WRITTEN TASK: Copy out every line of the records where the string "code" occurs.

EXERCISE DATA:

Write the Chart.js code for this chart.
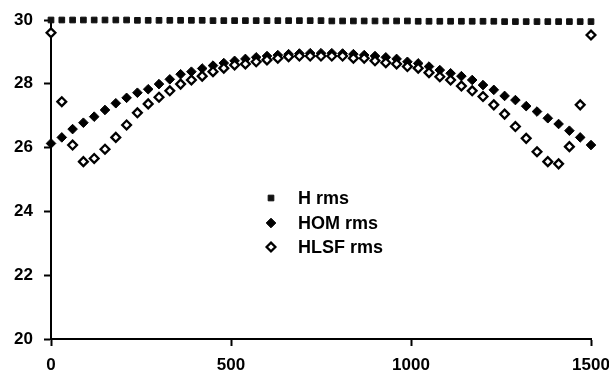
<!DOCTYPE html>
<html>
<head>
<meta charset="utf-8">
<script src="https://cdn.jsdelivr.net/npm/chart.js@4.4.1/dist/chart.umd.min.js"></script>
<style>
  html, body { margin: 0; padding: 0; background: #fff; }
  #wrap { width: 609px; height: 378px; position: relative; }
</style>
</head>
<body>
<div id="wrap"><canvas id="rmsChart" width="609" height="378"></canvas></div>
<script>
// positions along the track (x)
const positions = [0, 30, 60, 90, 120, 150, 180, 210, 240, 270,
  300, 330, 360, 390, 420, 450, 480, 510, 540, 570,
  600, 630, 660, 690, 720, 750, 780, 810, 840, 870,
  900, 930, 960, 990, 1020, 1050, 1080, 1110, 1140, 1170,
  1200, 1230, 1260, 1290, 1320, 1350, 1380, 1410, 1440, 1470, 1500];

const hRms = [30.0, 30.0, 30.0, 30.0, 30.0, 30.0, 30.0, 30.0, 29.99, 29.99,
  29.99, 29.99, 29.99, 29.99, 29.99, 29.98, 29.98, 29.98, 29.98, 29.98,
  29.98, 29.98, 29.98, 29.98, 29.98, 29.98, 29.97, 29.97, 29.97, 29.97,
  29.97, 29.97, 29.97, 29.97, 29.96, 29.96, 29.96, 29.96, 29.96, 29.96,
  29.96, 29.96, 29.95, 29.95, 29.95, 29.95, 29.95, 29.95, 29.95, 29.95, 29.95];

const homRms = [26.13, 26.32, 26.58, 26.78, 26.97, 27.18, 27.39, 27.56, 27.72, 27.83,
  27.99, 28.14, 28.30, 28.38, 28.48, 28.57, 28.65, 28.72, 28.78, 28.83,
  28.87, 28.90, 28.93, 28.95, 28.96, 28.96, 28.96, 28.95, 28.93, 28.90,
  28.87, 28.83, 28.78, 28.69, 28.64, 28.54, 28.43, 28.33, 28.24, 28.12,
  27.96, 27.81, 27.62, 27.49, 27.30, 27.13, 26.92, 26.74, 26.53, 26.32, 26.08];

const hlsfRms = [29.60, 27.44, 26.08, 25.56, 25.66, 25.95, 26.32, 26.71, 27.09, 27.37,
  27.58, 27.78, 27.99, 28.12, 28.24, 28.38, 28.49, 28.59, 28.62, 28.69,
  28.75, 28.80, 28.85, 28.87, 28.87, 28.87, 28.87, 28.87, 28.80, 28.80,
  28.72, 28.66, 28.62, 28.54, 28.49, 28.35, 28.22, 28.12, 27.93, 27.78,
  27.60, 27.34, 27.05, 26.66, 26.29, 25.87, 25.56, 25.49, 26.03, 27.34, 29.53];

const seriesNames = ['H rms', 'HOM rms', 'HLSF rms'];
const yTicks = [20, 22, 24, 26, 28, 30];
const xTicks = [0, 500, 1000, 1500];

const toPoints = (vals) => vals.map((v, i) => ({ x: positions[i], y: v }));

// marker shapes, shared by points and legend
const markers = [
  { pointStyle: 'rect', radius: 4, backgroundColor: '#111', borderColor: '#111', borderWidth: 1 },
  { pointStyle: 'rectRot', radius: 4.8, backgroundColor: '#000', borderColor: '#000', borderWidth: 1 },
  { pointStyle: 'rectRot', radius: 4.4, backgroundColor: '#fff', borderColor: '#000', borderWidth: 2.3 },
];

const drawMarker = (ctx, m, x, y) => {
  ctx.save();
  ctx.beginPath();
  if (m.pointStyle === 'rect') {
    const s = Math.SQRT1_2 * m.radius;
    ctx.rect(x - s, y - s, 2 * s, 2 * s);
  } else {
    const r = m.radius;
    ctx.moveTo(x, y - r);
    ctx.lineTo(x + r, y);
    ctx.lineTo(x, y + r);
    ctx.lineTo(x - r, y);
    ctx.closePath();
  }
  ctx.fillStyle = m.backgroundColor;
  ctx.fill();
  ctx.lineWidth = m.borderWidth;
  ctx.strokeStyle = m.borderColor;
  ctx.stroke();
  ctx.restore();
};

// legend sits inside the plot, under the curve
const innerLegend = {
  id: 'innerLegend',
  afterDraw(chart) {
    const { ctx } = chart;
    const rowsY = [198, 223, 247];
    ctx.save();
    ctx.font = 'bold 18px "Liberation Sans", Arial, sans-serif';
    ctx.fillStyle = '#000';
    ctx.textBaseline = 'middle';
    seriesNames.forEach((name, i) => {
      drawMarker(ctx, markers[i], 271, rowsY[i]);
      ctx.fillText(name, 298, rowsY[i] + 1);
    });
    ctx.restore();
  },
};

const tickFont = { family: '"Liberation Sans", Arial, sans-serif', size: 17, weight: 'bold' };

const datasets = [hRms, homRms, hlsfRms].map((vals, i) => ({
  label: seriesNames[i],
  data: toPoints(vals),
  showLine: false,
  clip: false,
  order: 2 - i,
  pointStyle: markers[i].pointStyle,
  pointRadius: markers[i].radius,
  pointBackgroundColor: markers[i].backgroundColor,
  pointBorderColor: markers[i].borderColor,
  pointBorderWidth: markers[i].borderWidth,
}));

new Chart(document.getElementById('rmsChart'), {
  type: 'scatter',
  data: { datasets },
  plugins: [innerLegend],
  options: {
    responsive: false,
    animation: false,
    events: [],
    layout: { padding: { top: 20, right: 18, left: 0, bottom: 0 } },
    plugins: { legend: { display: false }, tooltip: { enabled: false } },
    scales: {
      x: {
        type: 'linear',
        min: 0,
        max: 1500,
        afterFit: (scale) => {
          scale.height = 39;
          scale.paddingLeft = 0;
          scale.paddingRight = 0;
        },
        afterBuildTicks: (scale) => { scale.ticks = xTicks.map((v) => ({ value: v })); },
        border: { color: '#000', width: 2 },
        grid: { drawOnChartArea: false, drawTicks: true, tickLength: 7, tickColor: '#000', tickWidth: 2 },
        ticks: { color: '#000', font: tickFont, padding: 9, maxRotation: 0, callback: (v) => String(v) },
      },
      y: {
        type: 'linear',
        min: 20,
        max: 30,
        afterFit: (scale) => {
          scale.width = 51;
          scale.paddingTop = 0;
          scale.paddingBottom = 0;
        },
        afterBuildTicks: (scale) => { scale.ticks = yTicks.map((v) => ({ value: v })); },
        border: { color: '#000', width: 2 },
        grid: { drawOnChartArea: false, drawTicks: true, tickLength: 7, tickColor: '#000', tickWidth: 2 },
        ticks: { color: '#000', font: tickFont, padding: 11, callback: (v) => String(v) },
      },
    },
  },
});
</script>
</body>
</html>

* * *

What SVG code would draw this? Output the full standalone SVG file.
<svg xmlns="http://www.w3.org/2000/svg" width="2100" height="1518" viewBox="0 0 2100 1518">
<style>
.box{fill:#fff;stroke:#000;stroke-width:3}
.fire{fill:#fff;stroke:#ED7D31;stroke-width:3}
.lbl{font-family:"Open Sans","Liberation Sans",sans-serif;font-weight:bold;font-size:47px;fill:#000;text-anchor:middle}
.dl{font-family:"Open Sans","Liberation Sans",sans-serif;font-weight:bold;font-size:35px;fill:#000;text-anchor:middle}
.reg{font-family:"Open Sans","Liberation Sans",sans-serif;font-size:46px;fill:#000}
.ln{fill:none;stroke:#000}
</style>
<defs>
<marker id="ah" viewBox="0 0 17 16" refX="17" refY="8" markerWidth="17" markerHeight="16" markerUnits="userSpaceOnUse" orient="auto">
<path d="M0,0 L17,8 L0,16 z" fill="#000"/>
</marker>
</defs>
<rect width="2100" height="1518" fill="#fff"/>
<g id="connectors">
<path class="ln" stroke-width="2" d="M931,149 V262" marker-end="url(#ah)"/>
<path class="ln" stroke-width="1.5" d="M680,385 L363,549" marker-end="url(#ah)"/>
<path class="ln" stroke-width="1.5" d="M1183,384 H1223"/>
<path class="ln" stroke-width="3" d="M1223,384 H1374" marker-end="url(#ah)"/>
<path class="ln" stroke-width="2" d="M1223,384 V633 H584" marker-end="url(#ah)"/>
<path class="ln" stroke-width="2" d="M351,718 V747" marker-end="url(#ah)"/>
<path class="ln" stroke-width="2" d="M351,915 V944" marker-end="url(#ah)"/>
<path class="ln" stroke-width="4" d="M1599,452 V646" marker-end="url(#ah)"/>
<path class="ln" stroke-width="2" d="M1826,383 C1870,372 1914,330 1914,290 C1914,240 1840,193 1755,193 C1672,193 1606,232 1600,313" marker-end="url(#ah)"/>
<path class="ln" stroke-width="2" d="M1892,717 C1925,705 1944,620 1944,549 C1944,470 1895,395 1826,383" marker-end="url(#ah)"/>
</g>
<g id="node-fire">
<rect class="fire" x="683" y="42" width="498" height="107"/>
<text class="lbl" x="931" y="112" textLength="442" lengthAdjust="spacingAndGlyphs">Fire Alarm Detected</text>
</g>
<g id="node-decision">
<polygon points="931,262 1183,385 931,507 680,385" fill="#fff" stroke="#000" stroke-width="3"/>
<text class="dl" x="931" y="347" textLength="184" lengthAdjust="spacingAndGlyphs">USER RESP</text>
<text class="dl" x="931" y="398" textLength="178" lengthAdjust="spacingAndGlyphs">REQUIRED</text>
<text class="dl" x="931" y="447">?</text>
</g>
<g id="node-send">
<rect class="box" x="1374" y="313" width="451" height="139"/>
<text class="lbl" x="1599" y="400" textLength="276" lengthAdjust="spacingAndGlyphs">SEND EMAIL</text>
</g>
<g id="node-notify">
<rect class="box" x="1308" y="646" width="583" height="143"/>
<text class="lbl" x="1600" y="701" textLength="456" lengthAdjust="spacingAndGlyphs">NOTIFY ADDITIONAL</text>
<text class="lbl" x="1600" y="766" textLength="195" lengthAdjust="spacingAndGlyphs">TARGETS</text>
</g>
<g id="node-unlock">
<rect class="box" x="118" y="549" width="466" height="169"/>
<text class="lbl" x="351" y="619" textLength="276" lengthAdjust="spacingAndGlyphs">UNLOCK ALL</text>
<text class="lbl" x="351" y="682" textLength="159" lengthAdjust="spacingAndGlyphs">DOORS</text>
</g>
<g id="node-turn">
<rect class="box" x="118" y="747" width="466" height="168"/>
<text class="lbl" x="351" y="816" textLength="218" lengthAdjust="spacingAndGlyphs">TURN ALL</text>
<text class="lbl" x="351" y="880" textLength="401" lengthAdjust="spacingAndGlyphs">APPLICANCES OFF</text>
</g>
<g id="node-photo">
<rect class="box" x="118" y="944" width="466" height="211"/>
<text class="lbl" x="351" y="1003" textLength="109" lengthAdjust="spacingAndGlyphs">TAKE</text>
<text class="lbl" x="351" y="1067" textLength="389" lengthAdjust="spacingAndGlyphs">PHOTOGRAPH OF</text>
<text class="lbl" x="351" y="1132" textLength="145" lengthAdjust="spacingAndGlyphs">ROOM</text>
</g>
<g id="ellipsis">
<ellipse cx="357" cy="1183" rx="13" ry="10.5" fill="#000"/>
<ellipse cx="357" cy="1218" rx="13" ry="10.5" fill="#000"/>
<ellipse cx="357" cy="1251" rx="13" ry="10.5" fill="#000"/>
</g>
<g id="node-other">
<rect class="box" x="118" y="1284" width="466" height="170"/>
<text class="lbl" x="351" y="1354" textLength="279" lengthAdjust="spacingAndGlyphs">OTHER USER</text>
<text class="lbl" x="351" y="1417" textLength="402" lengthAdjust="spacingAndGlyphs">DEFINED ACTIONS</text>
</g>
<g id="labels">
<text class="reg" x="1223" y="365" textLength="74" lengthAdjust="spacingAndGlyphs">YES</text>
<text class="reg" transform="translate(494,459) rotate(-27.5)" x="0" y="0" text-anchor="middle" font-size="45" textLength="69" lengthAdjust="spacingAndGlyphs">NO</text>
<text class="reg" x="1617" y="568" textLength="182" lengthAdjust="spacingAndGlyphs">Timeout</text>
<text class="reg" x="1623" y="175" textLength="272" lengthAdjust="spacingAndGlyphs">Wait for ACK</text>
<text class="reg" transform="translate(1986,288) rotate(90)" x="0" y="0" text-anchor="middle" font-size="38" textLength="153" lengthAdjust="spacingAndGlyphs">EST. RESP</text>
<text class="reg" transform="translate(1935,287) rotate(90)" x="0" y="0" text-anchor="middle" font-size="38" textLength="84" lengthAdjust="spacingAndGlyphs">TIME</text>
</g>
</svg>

EXERCISE OUTPUT:
Write the Chart.js code for this chart.
What SVG code would draw this? Output the full standalone SVG file.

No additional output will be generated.